British anti-terrorist strategy failing
A new report from the RAND Corporation, Rethinking Counter Insurgency, states the global war against terrorism has become a stalemate. It is hard to be sure that the West is winning. The British strategy neither understands nor engages what is attacking the West. As genuine strategy, it fails
The report's authors, John Mackinlay and Alison Al-Baddawy, say the West has reached a security plateau where it protects itself more reliably, but beyond its reach and observation the jihad continues to multiply and operate. Despite the energy of the Western effort and that effort's enormous cost, it is hard to be sure that the West is winning.
Lists of achievements describing elections held, towns secured, amenities restored, and terrorists killed continue to appear, but the campaign has become too complicated to understand. There are too many perspectives, too many actors, and too many front lines to allow for the measurement of success or failure.
Nevertheless, global jihad has altered Western lives, impinged on Western freedoms, restricted Western movement, and substantially raised the cost of Western security.
Winning cannot be measured in fragile democracies installed, armies returned home, and access restored to countries where Westerners now fear to travel. It must also include the frame of mind of affected Muslim populations that are spread among Muslim states as well as immigrant minorities from the Philippines, Niger, and beyond.
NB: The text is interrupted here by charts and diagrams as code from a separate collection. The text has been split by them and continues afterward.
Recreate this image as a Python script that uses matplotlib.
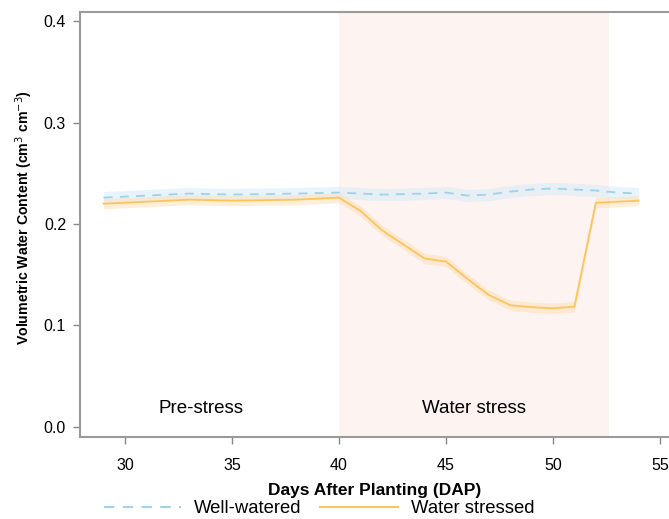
import matplotlib.pyplot as plt
from matplotlib.lines import Line2D

plt.rcParams['font.family'] = ['Liberation Sans', 'DejaVu Sans']

# days after planting
days = [29, 33, 35, 38, 40, 41, 42, 44, 45, 46, 47, 48, 49, 50, 51, 52, 53, 54]
# well-watered mean and band half-width
ww = [0.226, 0.230, 0.229, 0.230, 0.231, 0.230, 0.229, 0.230, 0.231, 0.228, 0.229, 0.232, 0.234, 0.235, 0.234, 0.233, 0.231, 0.230]
ww_err = 0.006
# water stressed mean and band half-width
ws = [0.220, 0.224, 0.223, 0.224, 0.226, 0.213, 0.194, 0.166, 0.163, 0.146, 0.130, 0.120, 0.118, 0.117, 0.1185, 0.221, 0.222, 0.223]
ws_err = 0.005

stress_start, stress_end = 40, 52.6

blue = '#9fd3ea'
orange = '#fdc45c'

fig = plt.figure(figsize=(6.69, 5.19), dpi=100)
ax = fig.add_axes([0.1196, 0.158, 0.8804, 0.819])

ax.axvspan(stress_start, stress_end, color='#fdf3f0', zorder=0, lw=0)

ax.fill_between(days, [v - ww_err for v in ww], [v + ww_err for v in ww],
                color='#d3eaf8', alpha=0.5, lw=0, zorder=1)
ax.fill_between(days, [v - ws_err for v in ws], [v + ws_err for v in ws],
                color='#fde0b8', alpha=0.55, lw=0, zorder=1)
ax.plot(days, ww, color=blue, ls=(0, (5, 4)), lw=1.3, zorder=3)
ax.plot(days, ws, color=orange, lw=1.3, zorder=3)

ax.text(33.55, 0.0177, 'Pre-stress', ha='center', va='center', fontsize=13.5)
ax.text(46.3, 0.0177, 'Water stress', ha='center', va='center', fontsize=13.5)

ax.set_xlim(27.9, 55.42)
ax.set_ylim(-0.0099, 0.409)
ax.set_xticks([30, 35, 40, 45, 50, 55])
ax.set_yticks([0.0, 0.1, 0.2, 0.3, 0.4])
ax.set_yticklabels(['0.0', '0.1', '0.2', '0.3', '0.4'])
ax.tick_params(labelsize=11.5, color='#888888', length=5, width=1)
ax.tick_params(axis='x', pad=10)
ax.tick_params(axis='y', pad=5)

for side in ['left', 'bottom', 'top']:
    ax.spines[side].set_color('#9a9a9a')
    ax.spines[side].set_linewidth(1.5)
ax.spines['right'].set_visible(False)

ax.set_xlabel('Days After Planting (DAP)', fontsize=12.5, fontweight='bold', labelpad=7)
ax.set_ylabel('Volumetric Water Content (cm$^3$ cm$^{-3}$)', fontsize=10.2, fontweight='bold')
ax.yaxis.set_label_coords(-0.076, 0.515)

handles = [Line2D([], [], color=blue, ls=(0, (5, 4)), lw=1.5),
           Line2D([], [], color=orange, lw=1.5)]
fig.legend(handles, ['Well-watered', 'Water stressed'], loc='lower center',
           bbox_to_anchor=(0.477, -0.022), ncol=2, frameon=False, fontsize=13.3,
           handlelength=4.2, columnspacing=1.0, handletextpad=0.7,
           borderpad=0.2)

fig.savefig('out.png', dpi=100)
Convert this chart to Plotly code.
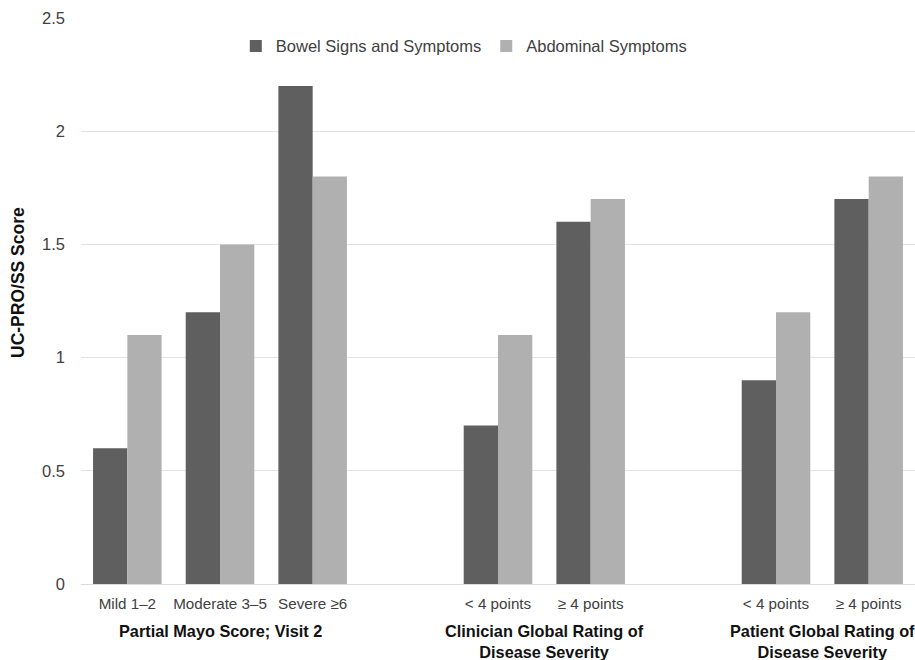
import plotly.graph_objects as go

tick_labels = ["Mild 1–2", "Moderate 3–5", "Severe ≥6", "", "< 4 points", "≥ 4 points", "", "< 4 points", "≥ 4 points"]
bar_slots = [0, 1, 2, 4, 5, 7, 8]
bowel = [0.6, 1.2, 2.2, 0.7, 1.6, 0.9, 1.7]
abdominal = [1.1, 1.5, 1.8, 1.1, 1.7, 1.2, 1.8]
group_titles = ["Partial Mayo Score; Visit 2",
                "Clinician Global Rating of<br>Disease Severity",
                "Patient Global Rating of<br>Disease Severity"]
group_centers = [1, 4.5, 7.5]

font = "Arial, Liberation Sans, sans-serif"
fig = go.Figure()
fig.add_trace(go.Bar(x=bar_slots, y=bowel, name="Bowel Signs and Symptoms",
                     marker=dict(color="#5f5f5f", line=dict(width=0))))
fig.add_trace(go.Bar(x=bar_slots, y=abdominal, name="Abdominal Symptoms",
                     marker=dict(color="#b0b0b0", line=dict(width=0))))

for t, c in zip(group_titles, group_centers):
    fig.add_annotation(x=c, xref="x", y=-0.064, yref="paper", yanchor="top",
                       text="<b>" + t + "</b>", showarrow=False,
                       font=dict(family=font, size=16.3, color="#111111"))

fig.update_layout(
    width=915, height=660,
    margin=dict(l=81, r=0, t=18, b=76),
    paper_bgcolor="white", plot_bgcolor="white",
    barmode="group", bargap=0.26, bargroupgap=0,
    font=dict(family=font, size=16, color="#404040"),
    legend=dict(orientation="h", x=0.459, xanchor="center", y=0.95, yanchor="middle",
                font=dict(family=font, size=16.5, color="#404040"), itemwidth=30,
                bgcolor="rgba(0,0,0,0)"),
    xaxis=dict(range=[-0.5, 8.5], tickmode="array", tickvals=list(range(9)),
               ticktext=tick_labels, showgrid=False, zeroline=False,
               showline=True, linecolor="#d9d9d9", linewidth=1, ticks="",
               ticklabelstandoff=6, tickangle=0, automargin=False,
               tickfont=dict(family=font, size=15.2, color="#404040")),
    yaxis=dict(range=[0, 2.5], tickvals=[0, 0.5, 1, 1.5, 2, 2.5],
               ticktext=["0", "0.5", "1", "1.5", "2", "2.5"],
               showgrid=True, gridcolor="#e4e4e4", gridwidth=1, zeroline=False,
               ticks="", ticklabelstandoff=15, automargin=False,
               tickfont=dict(family=font, size=16.5, color="#404040")),
)
fig.add_annotation(x=(18 - 81) / 834, xref="paper", xanchor="center",
                   y=(584 - 283) / 566, yref="paper",
                   text="<b>UC-PRO/SS Score</b>", textangle=-90, showarrow=False,
                   font=dict(family=font, size=17.5, color="#111111"))
fig.write_html("out.html", config={"displayModeBar": False},
               post_script="document.body.style.margin='0';")
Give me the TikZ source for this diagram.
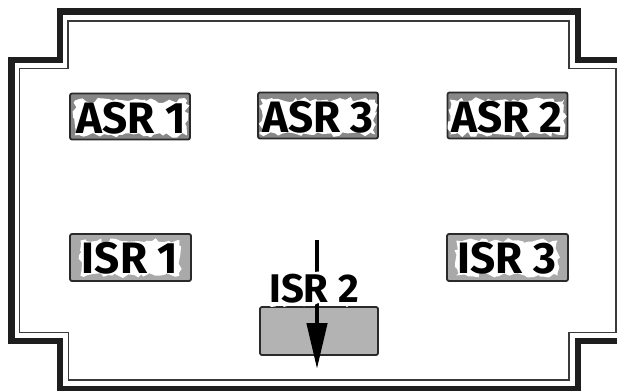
\documentclass[tikz,border=0pt]{standalone}
\usepackage{fontspec}
\setmainfont{Fira Sans}
\usetikzlibrary{arrows.meta,decorations.pathmorphing}
\definecolor{framec}{HTML}{1E1E1E}
\definecolor{thinc}{HTML}{3A3A3A}
\definecolor{asrfill}{HTML}{878787}
\definecolor{isrfill}{HTML}{A9A9A9}
\definecolor{isrtwo}{HTML}{B3B3B3}
\definecolor{boxline}{HTML}{2A2A2A}
\tikzset{
  outerframe/.style={draw=framec, line width=6.5pt, line join=miter},
  innerframe/.style={draw=thinc, line width=1.8pt, line join=miter},
  asrbox/.style={draw=boxline, line width=1.8pt, rounded corners=2pt, fill=asrfill, minimum width=120pt, minimum height=46pt, inner sep=0pt},
  isrbox/.style={draw=boxline, line width=1.8pt, rounded corners=2pt, fill=isrfill, minimum width=121pt, minimum height=47pt, inner sep=0pt},
  isrtwobox/.style={isrbox, fill=isrtwo, minimum width=118pt, minimum height=48pt},
  lbl/.style={font=\fontsize{44}{44}\selectfont\bfseries, text=black, inner sep=1.5pt,
    preaction={fill=white, decorate, decoration={random steps, segment length=4pt, amplitude=2.5pt}}},
  lblsmall/.style={lbl, font=\fontsize{40}{40}\selectfont\bfseries},
  arrowline/.style={draw=black, line width=4.5pt, -{Triangle[width=20pt,length=46pt]}}
}
\begin{document}
\begin{tikzpicture}[x=1pt,y=-1pt]
\pgfmathsetseed{7}
\useasboundingbox (0,0) rectangle (617,390);
\clip (0,0) rectangle (617,390);
\fill[white] (0,0) rectangle (617,390);
% frame
\draw[outerframe] (630,60) -- (578,60) -- (578,11.7) -- (60,11.7) -- (60,60) -- (11.5,60) -- (11.5,341) -- (60,341) -- (60,389) -- (578,389) -- (578,341) -- (630,341);
\draw[innerframe] (68,21) -- (569,21) -- (569,68.5) -- (616,68.5) -- (616,332.5) -- (569,332.5) -- (569,380) -- (68.5,380) -- (68.5,332.5) -- (19.5,332.5) -- (19.5,68.5) -- (68,68.5) -- cycle;
% boxes
\node[asrbox] (asr1) at (130,116.5) {};
\node[asrbox] (asr3) at (318,115.5) {};
\node[asrbox] (asr2) at (507.5,115.5) {};
\node[isrbox] (isr1) at (130.5,257.5) {};
\node[isrbox] (isr3) at (507.5,257.5) {};
\node[isrtwobox] (isr2) at (319,331) {};
% arrow
\coordinate (arrtop) at (317,240);
\coordinate (arrtip) at (317,369);
\draw[arrowline] (arrtop) -- (arrtip);
% labels
\node[lbl] (asr1t) at (131,118) {ASR 1};
\node[lbl] (asr3t) at (318,117) {ASR 3};
\node[lbl] (asr2t) at (507,117) {ASR 2};
\node[lbl] (isr1t) at (130,258) {ISR 1};
\node[lbl] (isr3t) at (507,258) {ISR 3};
\node[lblsmall] (isr2t) at (314,288.5) {ISR 2};
\end{tikzpicture}
\end{document}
"Winning" therefore means a Muslim world that lives more easily with itself, with non-Muslim states, and as minority communities within Western states.
The objectives of the British campaign against terrorism were reaffirmed by UK Prime Minister Gordon Brown in an address to the Royal United Services Institute, London, in which he ticked the following homeland-security boxes: police, security forces, fire, ambulance, frontier controls, identification cards, attacking terror finances, etc.
This plan probably satisfies some elements of his domestic constituency, but it neither understands nor engages what is attacking the West. As genuine strategy, it fails.
Since 2002 a growing torrent of analysis has pointed out both the danger of dismissing the jihadist phenomenon merely as "terrorism" and the limitations of believing that the problem can therefore be solved by "counterterrorism."
From a Western perspective, a jihadist bomber seems like a mad dog and it is therefore reasonable to destroy him and dismiss his motives. But in traditional Muslim communities in Britain and Europe, the actions of a violent extremist, however disturbing, reflect the very real grievances of those communities.
The British concept of Muslim interlocutors, whom they hope will bravely refute terrorist attacks on British society, presupposes a plentiful supply of British Muslims who will routinely volunteer for the role of government spokesperson. It also assumes that these spokespeople, should any credible ones be found, would not immediately lose their credibility as Muslims in the very communities they seek to win over.
Adopting a counterterrorist strategy assumes a degree of knowledge the West does not have about the communication paths by which extremist ideology reaches its targets, about the size of the of European minorities, and, more importantly, about the percentages of these minorities that are vaguely or strongly sympathetic to jihadist views. Without this knowledge it seems risky to embark on a "do-something" campaign that is largely kinetic and does not seem to address the linkage between Muslim sympathy and the impetus of the jihadist minority.
In national anti-terrorist campaigns, government and security forces had (still have) the luxury of editing and obfuscating the statistics of success and failure to present the best gloss on their operations. In a multinational campaign, the leader of the alliance is denied this option for many reasons; above all, the proliferation of independent observers connected to a proliferation of independent means of communication makes the concealment of bad news almost impossible.
In future campaigns it is therefore important for the Western coalition and concerned states to identify a single, universally recognized authority to measure the success of an intervention on a regular basis. This requirement imposes a change of approach at the outset regarding the transparent handling of all negative information vis-à-vis the virtual dimension and the use of spin by the coalition leadership. It also requires a more educated home constituency and media. Success or failure is seldom a knock-down victory.
Leaders will have to alter the short-term expectations of their political constituencies because the struggle against terrorism continues to be a long journey of discovery in which there are very few shortcuts to what ultimately may become a negotiated settlement.